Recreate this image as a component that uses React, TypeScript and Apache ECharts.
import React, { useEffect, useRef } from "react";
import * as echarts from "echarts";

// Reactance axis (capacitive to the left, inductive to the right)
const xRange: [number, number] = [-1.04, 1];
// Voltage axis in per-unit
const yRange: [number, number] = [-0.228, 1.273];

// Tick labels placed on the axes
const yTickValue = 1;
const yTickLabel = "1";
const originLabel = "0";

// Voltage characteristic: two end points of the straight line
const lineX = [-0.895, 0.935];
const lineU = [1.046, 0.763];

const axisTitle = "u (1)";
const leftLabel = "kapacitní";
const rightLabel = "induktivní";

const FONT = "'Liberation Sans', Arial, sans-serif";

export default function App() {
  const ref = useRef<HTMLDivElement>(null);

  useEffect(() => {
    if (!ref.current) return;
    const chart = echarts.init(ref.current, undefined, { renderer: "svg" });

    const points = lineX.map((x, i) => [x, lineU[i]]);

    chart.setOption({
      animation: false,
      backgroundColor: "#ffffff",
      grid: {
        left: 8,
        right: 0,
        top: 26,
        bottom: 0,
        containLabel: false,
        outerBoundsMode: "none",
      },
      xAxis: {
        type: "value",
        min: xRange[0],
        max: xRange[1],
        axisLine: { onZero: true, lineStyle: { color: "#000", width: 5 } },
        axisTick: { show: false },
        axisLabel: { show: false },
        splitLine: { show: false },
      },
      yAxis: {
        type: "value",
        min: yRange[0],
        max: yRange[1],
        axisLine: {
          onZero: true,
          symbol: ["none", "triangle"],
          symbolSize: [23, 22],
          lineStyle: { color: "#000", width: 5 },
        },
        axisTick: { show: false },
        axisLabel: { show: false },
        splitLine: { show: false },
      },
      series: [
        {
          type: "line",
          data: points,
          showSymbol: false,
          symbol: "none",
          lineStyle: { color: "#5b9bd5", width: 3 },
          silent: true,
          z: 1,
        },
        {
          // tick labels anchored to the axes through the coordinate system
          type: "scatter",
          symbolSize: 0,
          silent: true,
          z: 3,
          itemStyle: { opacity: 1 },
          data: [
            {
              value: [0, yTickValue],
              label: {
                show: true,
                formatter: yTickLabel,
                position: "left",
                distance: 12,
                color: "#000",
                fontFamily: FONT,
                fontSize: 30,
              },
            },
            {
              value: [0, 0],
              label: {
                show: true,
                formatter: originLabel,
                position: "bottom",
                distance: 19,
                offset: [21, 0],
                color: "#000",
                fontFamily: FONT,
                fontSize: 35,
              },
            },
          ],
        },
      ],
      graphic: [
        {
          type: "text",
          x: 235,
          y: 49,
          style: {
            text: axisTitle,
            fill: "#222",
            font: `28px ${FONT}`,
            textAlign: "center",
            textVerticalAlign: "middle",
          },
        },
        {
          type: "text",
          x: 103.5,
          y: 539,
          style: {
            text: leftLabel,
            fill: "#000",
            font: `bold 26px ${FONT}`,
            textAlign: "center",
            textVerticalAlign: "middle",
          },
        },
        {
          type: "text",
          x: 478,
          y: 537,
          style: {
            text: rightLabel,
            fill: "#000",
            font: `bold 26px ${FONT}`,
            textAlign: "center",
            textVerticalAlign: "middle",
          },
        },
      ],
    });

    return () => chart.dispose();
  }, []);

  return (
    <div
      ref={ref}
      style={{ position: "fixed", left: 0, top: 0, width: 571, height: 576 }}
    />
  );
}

...

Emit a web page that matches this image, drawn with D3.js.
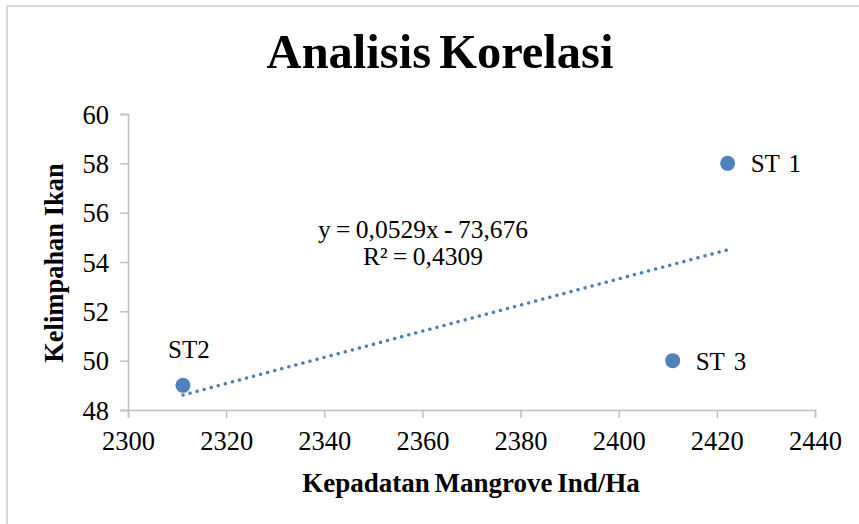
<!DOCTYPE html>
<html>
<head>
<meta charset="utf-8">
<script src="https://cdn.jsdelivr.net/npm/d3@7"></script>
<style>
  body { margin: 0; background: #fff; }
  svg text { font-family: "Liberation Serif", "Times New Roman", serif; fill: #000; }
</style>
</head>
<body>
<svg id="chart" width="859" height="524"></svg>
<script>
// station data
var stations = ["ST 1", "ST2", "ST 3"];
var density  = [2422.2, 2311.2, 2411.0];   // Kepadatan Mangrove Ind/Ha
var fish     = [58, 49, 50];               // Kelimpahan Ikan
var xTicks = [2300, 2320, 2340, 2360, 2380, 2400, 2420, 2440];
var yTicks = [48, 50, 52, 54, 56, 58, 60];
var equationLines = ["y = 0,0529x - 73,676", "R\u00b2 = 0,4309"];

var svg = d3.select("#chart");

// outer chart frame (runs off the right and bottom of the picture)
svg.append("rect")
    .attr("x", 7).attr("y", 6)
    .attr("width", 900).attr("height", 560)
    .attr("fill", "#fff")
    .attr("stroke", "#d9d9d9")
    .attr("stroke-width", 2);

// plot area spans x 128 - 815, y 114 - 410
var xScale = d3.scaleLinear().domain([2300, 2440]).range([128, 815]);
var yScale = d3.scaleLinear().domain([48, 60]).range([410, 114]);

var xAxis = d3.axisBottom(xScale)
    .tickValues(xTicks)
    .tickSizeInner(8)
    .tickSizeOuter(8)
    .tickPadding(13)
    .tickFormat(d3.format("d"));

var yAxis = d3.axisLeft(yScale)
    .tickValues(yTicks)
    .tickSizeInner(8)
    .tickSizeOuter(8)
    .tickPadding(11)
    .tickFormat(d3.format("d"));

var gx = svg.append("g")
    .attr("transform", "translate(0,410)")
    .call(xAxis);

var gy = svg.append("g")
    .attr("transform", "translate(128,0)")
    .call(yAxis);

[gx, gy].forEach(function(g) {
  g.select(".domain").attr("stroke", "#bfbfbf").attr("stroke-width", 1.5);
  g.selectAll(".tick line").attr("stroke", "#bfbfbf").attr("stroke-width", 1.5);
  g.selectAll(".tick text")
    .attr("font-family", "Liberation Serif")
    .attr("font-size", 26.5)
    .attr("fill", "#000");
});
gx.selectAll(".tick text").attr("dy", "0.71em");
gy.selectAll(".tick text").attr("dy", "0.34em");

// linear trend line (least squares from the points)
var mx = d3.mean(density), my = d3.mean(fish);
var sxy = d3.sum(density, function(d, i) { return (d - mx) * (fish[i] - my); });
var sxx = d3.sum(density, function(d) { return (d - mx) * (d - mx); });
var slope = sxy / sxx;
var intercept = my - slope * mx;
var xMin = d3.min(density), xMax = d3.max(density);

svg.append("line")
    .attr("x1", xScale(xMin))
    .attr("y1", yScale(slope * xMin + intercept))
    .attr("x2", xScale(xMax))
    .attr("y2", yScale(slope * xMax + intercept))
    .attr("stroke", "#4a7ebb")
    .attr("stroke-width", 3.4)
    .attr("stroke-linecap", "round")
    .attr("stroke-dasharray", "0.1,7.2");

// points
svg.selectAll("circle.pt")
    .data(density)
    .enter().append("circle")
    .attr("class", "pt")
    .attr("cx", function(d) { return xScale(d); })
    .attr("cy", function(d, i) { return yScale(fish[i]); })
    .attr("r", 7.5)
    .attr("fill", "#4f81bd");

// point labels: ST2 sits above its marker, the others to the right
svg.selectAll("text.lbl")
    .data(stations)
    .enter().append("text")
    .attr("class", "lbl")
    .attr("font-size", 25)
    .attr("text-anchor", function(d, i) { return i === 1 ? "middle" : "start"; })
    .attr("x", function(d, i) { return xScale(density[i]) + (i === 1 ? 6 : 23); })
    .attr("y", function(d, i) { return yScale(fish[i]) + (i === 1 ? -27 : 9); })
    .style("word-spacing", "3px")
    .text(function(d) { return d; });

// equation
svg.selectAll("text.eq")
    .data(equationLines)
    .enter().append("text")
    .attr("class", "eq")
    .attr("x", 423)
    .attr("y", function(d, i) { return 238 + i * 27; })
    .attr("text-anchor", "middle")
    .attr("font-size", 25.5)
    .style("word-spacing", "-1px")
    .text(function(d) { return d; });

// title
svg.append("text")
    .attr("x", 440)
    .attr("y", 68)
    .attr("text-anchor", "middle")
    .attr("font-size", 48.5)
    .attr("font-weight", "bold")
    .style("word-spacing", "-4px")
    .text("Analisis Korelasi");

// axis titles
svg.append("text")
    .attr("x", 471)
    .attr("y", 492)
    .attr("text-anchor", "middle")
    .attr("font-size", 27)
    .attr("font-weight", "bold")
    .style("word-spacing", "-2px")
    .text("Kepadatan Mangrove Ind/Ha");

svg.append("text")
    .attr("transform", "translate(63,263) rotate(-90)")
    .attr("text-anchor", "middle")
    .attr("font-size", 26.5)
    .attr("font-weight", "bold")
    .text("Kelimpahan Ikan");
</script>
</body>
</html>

- **Exercise task**: Provide an exact reproduction of only those lines that start at the line containing "Recreate this image" and end at the line containing "const points = lineX.map((x, i)", inclusive.

- **Problem solution**:
Recreate this image as a component that uses React, TypeScript and Apache ECharts.
import React, { useEffect, useRef } from "react";
import * as echarts from "echarts";

// Reactance axis (capacitive to the left, inductive to the right)
const xRange: [number, number] = [-1.04, 1];
// Voltage axis in per-unit
const yRange: [number, number] = [-0.228, 1.273];

// Tick labels placed on the axes
const yTickValue = 1;
const yTickLabel = "1";
const originLabel = "0";

// Voltage characteristic: two end points of the straight line
const lineX = [-0.895, 0.935];
const lineU = [1.046, 0.763];

const axisTitle = "u (1)";
const leftLabel = "kapacitní";
const rightLabel = "induktivní";

const FONT = "'Liberation Sans', Arial, sans-serif";

export default function App() {
  const ref = useRef<HTMLDivElement>(null);

  useEffect(() => {
    if (!ref.current) return;
    const chart = echarts.init(ref.current, undefined, { renderer: "svg" });

    const points = lineX.map((x, i) => [x, lineU[i]]);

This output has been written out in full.